The new regime will likely be introduced in 2023/2024.
General remarks
As Hong Kong is a leading international financial centre, it is clear that the regulators will strive to maintain its financial and economic stability. Stablecoin regulation is a welcome and much-needed step in view of the fast-growing adoption and ongoing development of crypto-assets.

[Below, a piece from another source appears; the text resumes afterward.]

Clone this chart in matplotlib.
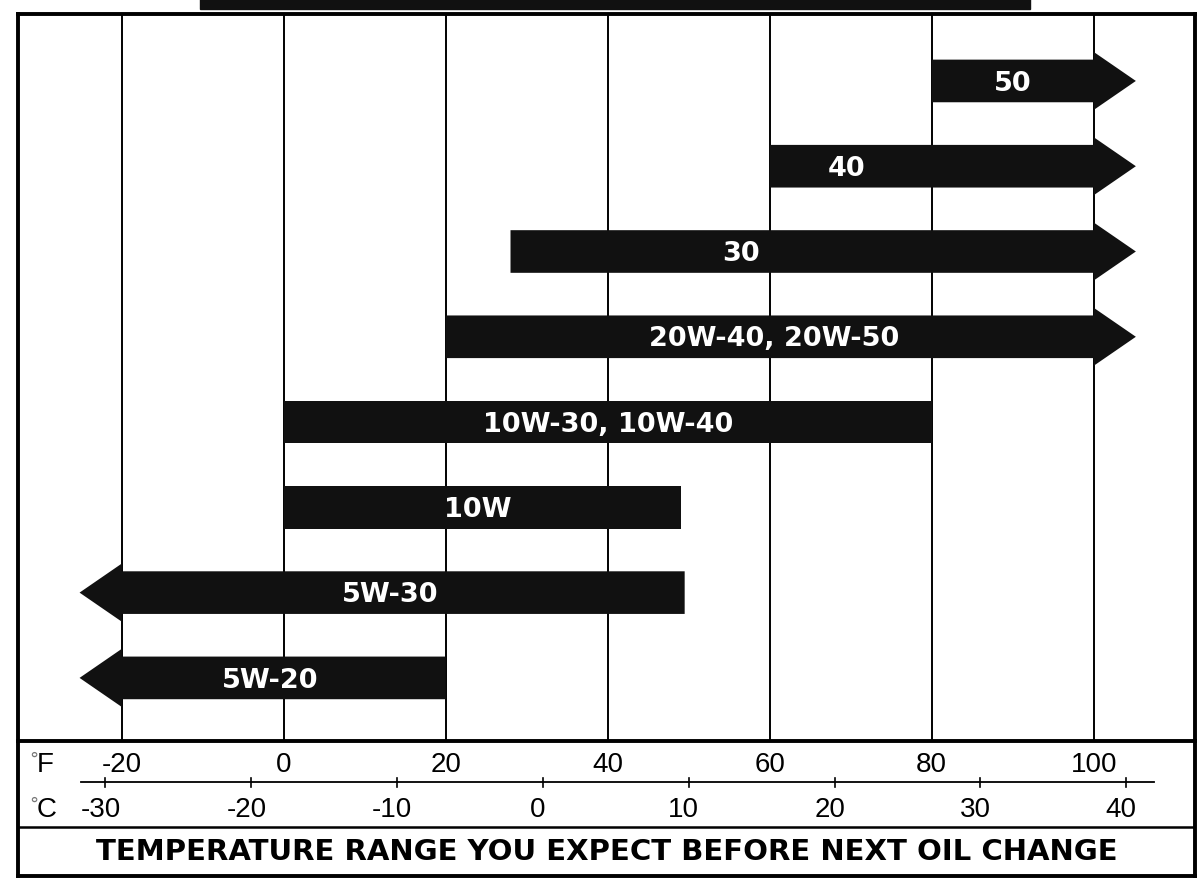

It is also consistent with the need for Hong Kong to align its supervisory approach with the regulatory policy recommendations of international bodies like the Financial Stability Board and the Bank for International Settlements, in order to prevent regulatory arbitrage in stablecoin-related activities. Policy approaches to the regulation of stablecoins (among other virtual assets) are under development in other key jurisdiction such as the European Union (which has proposed a Markets in Crypto-Assets Regulation), the United States (where a President’s Working Group report on stablecoins examining potential supervisory approaches was published recently) and Singapore (where the Monetary Authority of Singapore is reviewing the regulatory treatment of stablecoins).